49. И это Божье делание и распределение; и никто не должен опрометчиво считаться ниже другого, как будто по своей вине; ни один из них не должен быть стимулирован к соревнованию и смене мест с другими, хотя их назначенные задачи имеют разное достоинство, а их предоставленные инструменты — разную остроту; ибо ни в одном из них не может быть совершенства или баланса всех человеческих атрибутов; великий колорист постепенно становится нечувствительным к утонченностям формы, которые он сначала намеренно опускал; мастер линии неизбежно мертв ко многим наслаждениям цвета; изучение истинной или идеальной человеческой формы несовместимо с любовью к ее самым духовным выражениям. Одному поручено записывать исторические реалии своего века; в нем восприятие характера тонко, а восприятие абстрактной красоты в некоторой мере уменьшено; другому, удаленному в пустыню или заключенному в монастырь, дано не замечание вещей преходящих, а откровение вещей вечных. Гирландайо и Тициан писали людей, но не могли ангелов; Дуччо и Анджелико писали Святых, но не могли сенаторов. Одному приказано копировать материальную форму любяще и медленно — его тонкий палец и терпеливая воля: другому посланы видения и сны на ложе — его рука боязлива и быстра, и импульс страсти нерегулярен и дик. У нас может быть случай далее настаивать на этом великом принципе непередаваемости и единичности всех высших сил; но мы утверждаем его здесь особенно, в оппозиции к идее, уже столь фатальной для искусства, что либо цель античности может иметь место вместе с целями, либо ее традиции стать возвышающими силу христианского искусства; или что слава Джотто и сиенцев каким-либо образом прослеживается через Никколо Пизано к почтенным реликвиям Кампо-Санто.

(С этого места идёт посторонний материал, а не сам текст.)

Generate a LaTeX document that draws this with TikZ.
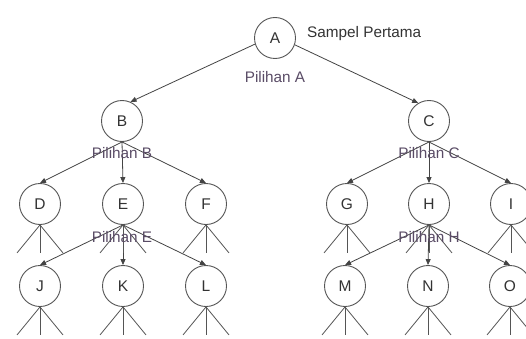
\documentclass[tikz,border=0pt]{standalone}
\usepackage{fontspec}
\setmainfont{Liberation Sans}
\usetikzlibrary{arrows.meta}
\definecolor{linec}{HTML}{444444}
\definecolor{circc}{HTML}{555555}
\definecolor{labc}{HTML}{5A4C66}
\definecolor{txtc}{HTML}{333333}
\tikzset{
  st/.style={circle, draw=circc, line width=0.9pt, minimum size=41pt, inner sep=0pt, text=txtc, font=\fontsize{15.5}{15.5}\selectfont},
  arr/.style={draw=linec, line width=0.8pt, -{Triangle[length=6pt,width=5pt]}},
  leg/.style={draw=circc, line width=0.8pt},
  lab/.style={text=labc, font=\fontsize{15.3}{15.3}\selectfont, inner sep=0pt},
  slab/.style={text=txtc, font=\fontsize{15.3}{15.3}\selectfont, inner sep=0pt}
}
\begin{document}
\begin{tikzpicture}[x=1pt,y=1pt]
\useasboundingbox (0,0) rectangle (526,338);
\clip (0,0) rectangle (526,338);
\fill[white] (0,0) rectangle (526,338);
% nodes
\node[st] (A) at (275,300) {A};
\node[st] (B) at (122,217) {B};
\node[st] (C) at (429,217) {C};
\node[st] (D) at (40,134) {D};
\node[st] (E) at (123,134) {E};
\node[st] (F) at (206,134) {F};
\node[st] (G) at (347,134) {G};
\node[st] (H) at (429,134) {H};
\node[st] (I) at (511,134) {I};
\node[st] (J) at (40,52) {J};
\node[st] (K) at (123,52) {K};
\node[st] (L) at (206,52) {L};
\node[st] (M) at (345,52) {M};
\node[st] (N) at (428,52) {N};
\node[st] (O) at (510,52) {O};
% arrows
\draw[arr] (A.197) -- (B.66);
\draw[arr] (A.341) -- (C.121);
\foreach \p/\c in {B/D,B/E,B/F,C/G,C/H,C/I,E/J,E/K,E/L,H/M,H/N,H/O}{
  \draw[arr] (\p.south) -- (\c.north);
}
% legs
\foreach \n in {D,E,F,G,H,I,J,K,L,M,N,O}{
  \coordinate (\n l) at ([shift={(-23,-28)}]\n.south);
  \coordinate (\n m) at ([shift={(0,-28)}]\n.south);
  \coordinate (\n r) at ([shift={(23,-28)}]\n.south);
  \draw[leg] (\n l) -- (\n.south) -- (\n r);
  \draw[leg] (\n.south) -- (\n m);
}
% labels
\node[slab, anchor=west] (sp) at (307,304) {Sampel Pertama};
\node[lab] (pa) at (275,261) {Pilihan A};
\node[lab] (pb) at (122,185) {Pilihan B};
\node[lab] (pc) at (429,185) {Pilihan C};
\node[lab] (pe) at (122,101) {Pilihan E};
\node[lab] (ph) at (429,101) {Pilihan H};
\end{tikzpicture}
\end{document}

50. Утверждение лорда Линдси, в той мере, в какой оно касается самого Никколо, справедливо.

«Его совершенствование в скульптуре объясняется, в первую очередь, изучением античного саркофага, привезенного из Греции кораблями Пизы в XI веке, который после того, как много столетий простоял у дверей Дуомо в качестве гробницы графини Беатрис, матери знаменитой Матильды, был недавно перенесен на Кампо-Санто. Его лицевая сторона украшена барельефом в двух отделениях: на одном изображен Ипполит, отвергающий домогательства Федры, на другом — его отъезд на охоту; по крайней мере, таково наиболее правдоподобное толкование. Скульптура, если и не превосходная, то в целом хорошая, и польза, извлеченная из нее Никколо, заметна при малейшем изучении его работ. В Пизе сохранились и другие памятники древности, которые он, возможно, также изучал, но именно этот был тем классическим источником, из которого он черпал воды, ставшие вином, когда их налили в освященную чашу христианства. Едва ли стоит добавлять, что одно лишь присутствие таких образцов мало бы помогло, если бы природа не наделила его острым глазом и интуитивным постижением гения, а также чистотой вкуса, которая научила его, как выбирать, как изменять и как вдохнуть новую жизнь в ростки совершенства, представленные ему таким образом». — Т. II, стр. 104, 105.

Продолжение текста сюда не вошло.